Set down, word for word, only the lines from the start of the records through the line bearing "[white] (0,0) rectangle (1741,462);"; include no pictures.

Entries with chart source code
==========

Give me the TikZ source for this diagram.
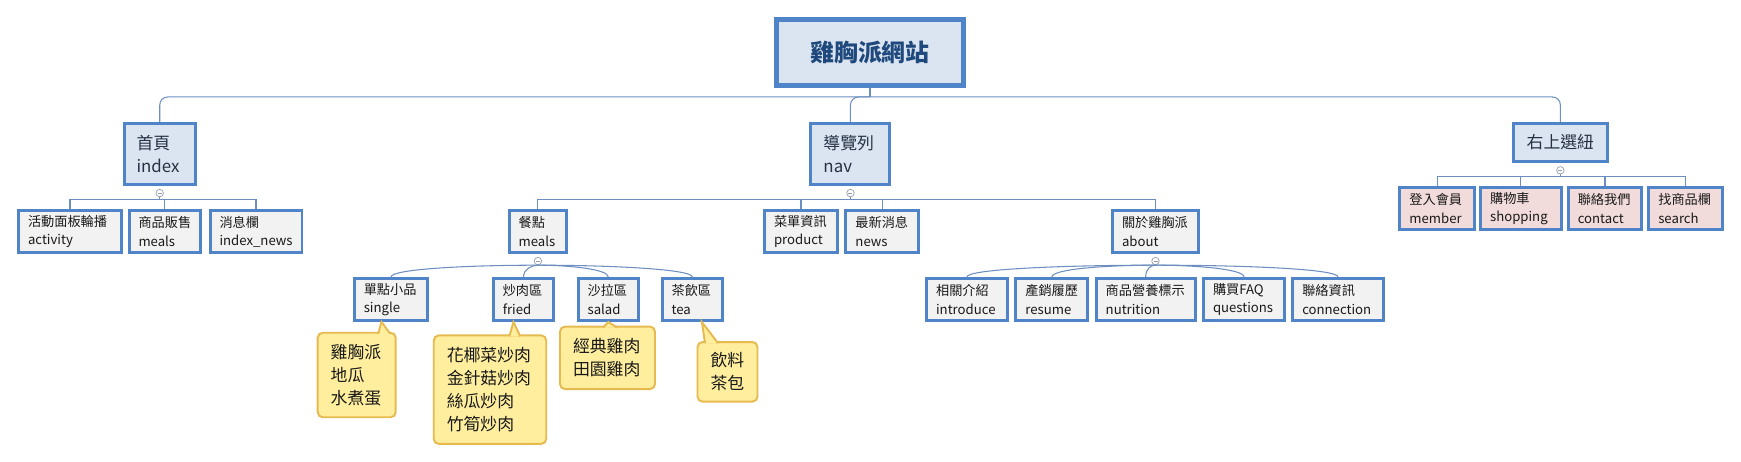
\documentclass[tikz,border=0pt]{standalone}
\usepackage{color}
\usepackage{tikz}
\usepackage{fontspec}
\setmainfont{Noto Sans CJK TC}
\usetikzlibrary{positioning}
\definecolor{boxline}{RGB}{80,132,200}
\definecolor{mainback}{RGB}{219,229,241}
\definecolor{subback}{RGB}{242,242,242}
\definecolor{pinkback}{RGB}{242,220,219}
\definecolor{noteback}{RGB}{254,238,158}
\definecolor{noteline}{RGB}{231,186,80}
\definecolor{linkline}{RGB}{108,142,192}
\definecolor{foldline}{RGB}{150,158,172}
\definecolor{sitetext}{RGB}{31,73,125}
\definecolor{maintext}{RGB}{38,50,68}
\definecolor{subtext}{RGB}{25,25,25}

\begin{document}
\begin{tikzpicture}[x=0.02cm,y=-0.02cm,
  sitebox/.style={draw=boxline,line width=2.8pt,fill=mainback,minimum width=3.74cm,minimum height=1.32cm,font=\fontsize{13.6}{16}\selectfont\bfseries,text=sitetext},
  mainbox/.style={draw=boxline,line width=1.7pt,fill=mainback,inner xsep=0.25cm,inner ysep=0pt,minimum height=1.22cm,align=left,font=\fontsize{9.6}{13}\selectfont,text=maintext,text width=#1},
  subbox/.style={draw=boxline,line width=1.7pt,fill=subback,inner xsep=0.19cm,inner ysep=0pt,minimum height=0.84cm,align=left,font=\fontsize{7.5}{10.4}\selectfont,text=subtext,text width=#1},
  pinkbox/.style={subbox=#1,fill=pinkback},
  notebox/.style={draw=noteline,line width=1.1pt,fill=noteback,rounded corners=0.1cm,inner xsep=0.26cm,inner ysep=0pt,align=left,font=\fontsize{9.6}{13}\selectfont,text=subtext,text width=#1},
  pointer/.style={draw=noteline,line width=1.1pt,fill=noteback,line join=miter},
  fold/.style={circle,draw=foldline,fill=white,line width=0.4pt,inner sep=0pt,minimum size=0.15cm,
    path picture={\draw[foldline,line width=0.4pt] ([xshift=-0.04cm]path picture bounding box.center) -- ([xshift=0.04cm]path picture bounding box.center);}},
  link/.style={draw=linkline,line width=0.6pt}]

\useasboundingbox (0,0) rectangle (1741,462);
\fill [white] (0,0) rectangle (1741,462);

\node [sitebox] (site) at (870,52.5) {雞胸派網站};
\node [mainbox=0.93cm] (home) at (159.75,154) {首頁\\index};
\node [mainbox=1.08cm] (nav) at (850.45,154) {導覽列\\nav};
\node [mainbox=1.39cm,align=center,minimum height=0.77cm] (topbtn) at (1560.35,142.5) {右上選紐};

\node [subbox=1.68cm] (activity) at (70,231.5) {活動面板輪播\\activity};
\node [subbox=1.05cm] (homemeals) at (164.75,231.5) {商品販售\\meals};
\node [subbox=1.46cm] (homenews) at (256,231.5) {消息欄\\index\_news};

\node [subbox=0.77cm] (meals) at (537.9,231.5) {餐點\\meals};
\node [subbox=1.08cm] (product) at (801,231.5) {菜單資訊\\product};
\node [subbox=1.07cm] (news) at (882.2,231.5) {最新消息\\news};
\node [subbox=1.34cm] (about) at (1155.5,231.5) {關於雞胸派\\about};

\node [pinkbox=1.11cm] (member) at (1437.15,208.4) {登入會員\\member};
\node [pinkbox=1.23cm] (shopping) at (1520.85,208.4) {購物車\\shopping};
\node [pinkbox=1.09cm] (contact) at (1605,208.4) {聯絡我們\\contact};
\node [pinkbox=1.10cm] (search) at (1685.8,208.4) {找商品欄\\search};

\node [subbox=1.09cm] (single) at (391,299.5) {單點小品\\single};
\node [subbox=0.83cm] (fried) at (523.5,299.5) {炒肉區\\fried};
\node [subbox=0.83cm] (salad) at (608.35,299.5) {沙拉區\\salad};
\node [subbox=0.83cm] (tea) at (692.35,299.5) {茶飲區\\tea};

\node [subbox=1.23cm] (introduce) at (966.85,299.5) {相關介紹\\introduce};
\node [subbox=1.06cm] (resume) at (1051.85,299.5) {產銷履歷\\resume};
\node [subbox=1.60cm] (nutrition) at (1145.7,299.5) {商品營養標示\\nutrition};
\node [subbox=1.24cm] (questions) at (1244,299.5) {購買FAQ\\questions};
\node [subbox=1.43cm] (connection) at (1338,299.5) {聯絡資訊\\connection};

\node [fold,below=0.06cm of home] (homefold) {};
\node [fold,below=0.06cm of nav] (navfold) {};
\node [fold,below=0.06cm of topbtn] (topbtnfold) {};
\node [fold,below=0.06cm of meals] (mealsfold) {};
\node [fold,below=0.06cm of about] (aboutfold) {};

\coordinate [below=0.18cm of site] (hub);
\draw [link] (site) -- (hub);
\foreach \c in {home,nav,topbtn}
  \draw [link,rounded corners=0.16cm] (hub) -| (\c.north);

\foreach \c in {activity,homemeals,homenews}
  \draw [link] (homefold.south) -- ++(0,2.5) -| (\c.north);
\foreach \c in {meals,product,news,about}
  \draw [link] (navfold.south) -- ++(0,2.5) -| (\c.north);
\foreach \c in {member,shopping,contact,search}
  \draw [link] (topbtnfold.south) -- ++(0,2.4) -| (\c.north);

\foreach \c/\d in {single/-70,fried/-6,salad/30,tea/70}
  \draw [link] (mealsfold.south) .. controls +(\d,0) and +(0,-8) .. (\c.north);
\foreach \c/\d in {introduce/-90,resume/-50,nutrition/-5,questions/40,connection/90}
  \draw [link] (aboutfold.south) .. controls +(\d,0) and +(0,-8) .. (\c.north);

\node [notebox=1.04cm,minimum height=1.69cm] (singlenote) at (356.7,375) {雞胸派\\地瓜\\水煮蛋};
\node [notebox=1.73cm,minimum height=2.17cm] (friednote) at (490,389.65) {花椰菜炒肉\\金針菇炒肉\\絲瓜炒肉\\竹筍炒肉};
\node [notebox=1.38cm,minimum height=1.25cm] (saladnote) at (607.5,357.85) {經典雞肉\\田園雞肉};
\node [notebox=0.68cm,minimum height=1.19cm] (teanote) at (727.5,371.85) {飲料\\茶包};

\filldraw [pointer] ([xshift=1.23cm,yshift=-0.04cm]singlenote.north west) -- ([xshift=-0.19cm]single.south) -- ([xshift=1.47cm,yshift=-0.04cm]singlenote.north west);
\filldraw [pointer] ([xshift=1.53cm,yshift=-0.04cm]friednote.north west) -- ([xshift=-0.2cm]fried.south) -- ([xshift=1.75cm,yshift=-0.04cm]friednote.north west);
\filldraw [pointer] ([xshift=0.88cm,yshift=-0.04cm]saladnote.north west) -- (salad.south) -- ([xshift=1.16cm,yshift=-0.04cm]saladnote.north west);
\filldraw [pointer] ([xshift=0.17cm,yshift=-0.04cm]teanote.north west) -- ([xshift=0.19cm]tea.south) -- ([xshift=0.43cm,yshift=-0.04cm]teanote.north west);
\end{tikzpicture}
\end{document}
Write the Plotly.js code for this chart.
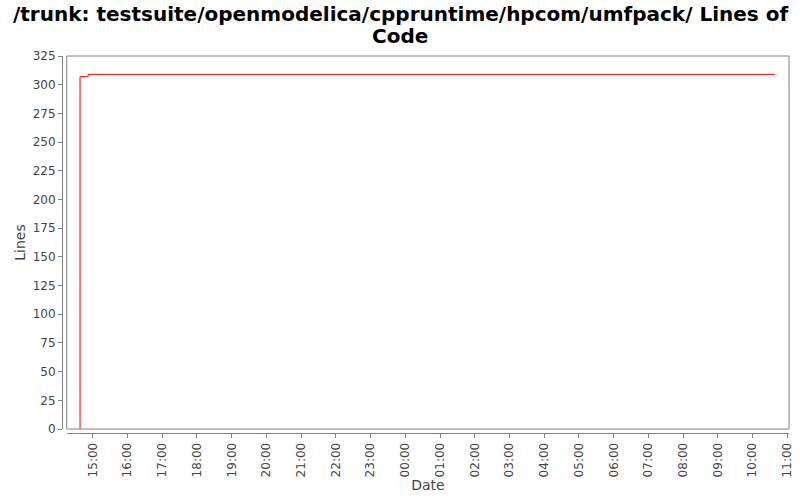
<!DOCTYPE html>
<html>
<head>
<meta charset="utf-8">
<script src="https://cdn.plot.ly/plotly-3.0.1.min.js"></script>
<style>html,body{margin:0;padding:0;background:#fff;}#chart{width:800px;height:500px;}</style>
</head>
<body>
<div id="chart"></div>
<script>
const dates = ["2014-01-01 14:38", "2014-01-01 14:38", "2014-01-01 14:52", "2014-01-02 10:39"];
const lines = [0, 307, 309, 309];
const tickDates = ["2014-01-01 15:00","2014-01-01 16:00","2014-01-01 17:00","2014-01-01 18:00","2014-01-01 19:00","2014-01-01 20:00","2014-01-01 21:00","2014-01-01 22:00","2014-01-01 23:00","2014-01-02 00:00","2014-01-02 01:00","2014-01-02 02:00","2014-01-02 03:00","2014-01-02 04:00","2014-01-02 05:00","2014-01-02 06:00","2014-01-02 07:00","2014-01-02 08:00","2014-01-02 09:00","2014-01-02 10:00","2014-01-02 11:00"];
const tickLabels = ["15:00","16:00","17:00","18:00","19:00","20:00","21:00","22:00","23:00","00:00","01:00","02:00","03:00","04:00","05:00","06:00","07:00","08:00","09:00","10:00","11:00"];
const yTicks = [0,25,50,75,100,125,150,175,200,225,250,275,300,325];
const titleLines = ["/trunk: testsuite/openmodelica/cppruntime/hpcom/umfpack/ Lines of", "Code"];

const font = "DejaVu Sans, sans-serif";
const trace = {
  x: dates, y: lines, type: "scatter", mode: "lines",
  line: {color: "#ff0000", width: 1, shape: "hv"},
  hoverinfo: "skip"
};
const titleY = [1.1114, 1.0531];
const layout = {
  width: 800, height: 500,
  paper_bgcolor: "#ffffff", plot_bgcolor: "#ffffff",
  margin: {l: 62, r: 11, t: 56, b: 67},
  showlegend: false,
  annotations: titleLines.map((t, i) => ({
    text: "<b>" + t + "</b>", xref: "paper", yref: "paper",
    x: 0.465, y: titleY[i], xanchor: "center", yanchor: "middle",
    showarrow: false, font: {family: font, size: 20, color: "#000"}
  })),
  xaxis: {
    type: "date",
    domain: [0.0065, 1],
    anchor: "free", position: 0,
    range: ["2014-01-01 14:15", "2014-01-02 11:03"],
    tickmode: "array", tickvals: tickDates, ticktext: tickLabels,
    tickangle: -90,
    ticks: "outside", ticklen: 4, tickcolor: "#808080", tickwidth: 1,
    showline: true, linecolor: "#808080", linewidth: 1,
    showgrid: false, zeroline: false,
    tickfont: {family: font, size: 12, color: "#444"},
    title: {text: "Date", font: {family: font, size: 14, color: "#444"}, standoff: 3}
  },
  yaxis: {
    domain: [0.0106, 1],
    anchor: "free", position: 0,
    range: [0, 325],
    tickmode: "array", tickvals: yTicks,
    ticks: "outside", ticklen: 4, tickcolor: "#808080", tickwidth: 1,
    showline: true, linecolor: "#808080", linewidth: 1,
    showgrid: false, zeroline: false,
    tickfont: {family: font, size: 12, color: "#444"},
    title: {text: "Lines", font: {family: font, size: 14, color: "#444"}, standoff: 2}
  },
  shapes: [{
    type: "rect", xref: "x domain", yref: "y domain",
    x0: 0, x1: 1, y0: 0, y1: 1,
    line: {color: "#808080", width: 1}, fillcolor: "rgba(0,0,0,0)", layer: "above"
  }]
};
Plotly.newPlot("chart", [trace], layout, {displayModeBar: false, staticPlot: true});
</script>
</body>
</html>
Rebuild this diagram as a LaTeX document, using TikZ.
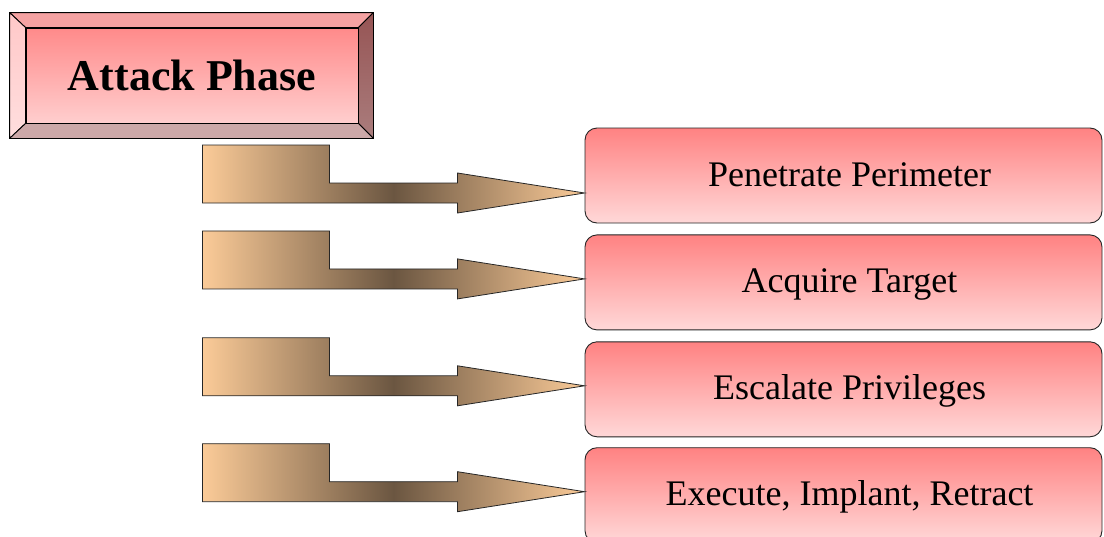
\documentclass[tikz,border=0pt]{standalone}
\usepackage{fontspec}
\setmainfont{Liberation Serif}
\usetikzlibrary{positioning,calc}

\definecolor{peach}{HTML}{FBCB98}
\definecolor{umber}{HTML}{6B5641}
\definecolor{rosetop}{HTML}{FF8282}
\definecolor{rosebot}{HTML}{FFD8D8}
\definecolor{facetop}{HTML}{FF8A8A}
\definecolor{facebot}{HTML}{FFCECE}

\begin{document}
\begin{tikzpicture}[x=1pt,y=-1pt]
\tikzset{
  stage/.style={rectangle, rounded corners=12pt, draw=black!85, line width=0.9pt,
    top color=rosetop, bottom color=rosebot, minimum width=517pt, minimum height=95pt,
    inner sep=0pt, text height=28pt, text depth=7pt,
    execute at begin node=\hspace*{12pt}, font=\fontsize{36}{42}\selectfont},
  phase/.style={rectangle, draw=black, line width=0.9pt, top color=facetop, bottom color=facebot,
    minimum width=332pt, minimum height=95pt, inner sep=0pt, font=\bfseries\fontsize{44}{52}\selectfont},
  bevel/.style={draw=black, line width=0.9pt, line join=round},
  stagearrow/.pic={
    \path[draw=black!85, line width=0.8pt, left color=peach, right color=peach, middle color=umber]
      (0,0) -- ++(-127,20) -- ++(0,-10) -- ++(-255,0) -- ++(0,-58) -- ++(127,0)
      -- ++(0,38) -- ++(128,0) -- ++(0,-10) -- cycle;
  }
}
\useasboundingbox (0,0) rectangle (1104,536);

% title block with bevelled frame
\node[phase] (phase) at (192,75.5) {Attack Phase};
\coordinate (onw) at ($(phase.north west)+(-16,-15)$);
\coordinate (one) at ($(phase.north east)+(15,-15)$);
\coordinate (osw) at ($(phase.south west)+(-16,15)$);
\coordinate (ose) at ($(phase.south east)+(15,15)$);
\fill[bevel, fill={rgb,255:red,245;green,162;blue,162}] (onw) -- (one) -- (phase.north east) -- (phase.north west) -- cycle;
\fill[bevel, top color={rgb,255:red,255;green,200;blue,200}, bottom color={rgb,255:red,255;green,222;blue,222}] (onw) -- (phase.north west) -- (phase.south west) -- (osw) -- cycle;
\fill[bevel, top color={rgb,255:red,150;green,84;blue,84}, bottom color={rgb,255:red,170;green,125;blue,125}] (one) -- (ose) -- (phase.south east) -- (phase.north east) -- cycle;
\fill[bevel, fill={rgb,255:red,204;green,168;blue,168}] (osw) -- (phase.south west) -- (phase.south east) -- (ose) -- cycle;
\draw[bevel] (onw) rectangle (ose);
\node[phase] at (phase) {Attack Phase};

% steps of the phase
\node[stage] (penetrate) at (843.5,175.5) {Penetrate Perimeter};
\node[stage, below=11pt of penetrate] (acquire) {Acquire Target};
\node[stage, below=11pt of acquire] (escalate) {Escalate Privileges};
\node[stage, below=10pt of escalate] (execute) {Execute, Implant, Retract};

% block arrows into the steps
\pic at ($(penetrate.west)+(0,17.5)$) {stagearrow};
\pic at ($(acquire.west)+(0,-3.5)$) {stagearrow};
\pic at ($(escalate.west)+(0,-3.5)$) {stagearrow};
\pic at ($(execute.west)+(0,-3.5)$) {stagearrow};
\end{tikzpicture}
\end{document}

==========

## Exercise output
Give me the TikZ source for this diagram.
\documentclass[tikz,border=0pt]{standalone}
\usepackage{color}
\usepackage{tikz}
\usepackage{fontspec}
\setmainfont{Noto Sans CJK TC}
\usetikzlibrary{positioning}
\definecolor{boxline}{RGB}{80,132,200}
\definecolor{mainback}{RGB}{219,229,241}
\definecolor{subback}{RGB}{242,242,242}
\definecolor{pinkback}{RGB}{242,220,219}
\definecolor{noteback}{RGB}{254,238,158}
\definecolor{noteline}{RGB}{231,186,80}
\definecolor{linkline}{RGB}{108,142,192}
\definecolor{foldline}{RGB}{150,158,172}
\definecolor{sitetext}{RGB}{31,73,125}
\definecolor{maintext}{RGB}{38,50,68}
\definecolor{subtext}{RGB}{25,25,25}

\begin{document}
\begin{tikzpicture}[x=0.02cm,y=-0.02cm,
  sitebox/.style={draw=boxline,line width=2.8pt,fill=mainback,minimum width=3.74cm,minimum height=1.32cm,font=\fontsize{13.6}{16}\selectfont\bfseries,text=sitetext},
  mainbox/.style={draw=boxline,line width=1.7pt,fill=mainback,inner xsep=0.25cm,inner ysep=0pt,minimum height=1.22cm,align=left,font=\fontsize{9.6}{13}\selectfont,text=maintext,text width=#1},
  subbox/.style={draw=boxline,line width=1.7pt,fill=subback,inner xsep=0.19cm,inner ysep=0pt,minimum height=0.84cm,align=left,font=\fontsize{7.5}{10.4}\selectfont,text=subtext,text width=#1},
  pinkbox/.style={subbox=#1,fill=pinkback},
  notebox/.style={draw=noteline,line width=1.1pt,fill=noteback,rounded corners=0.1cm,inner xsep=0.26cm,inner ysep=0pt,align=left,font=\fontsize{9.6}{13}\selectfont,text=subtext,text width=#1},
  pointer/.style={draw=noteline,line width=1.1pt,fill=noteback,line join=miter},
  fold/.style={circle,draw=foldline,fill=white,line width=0.4pt,inner sep=0pt,minimum size=0.15cm,
    path picture={\draw[foldline,line width=0.4pt] ([xshift=-0.04cm]path picture bounding box.center) -- ([xshift=0.04cm]path picture bounding box.center);}},
  link/.style={draw=linkline,line width=0.6pt}]

\useasboundingbox (0,0) rectangle (1741,462);
\fill [white] (0,0) rectangle (1741,462);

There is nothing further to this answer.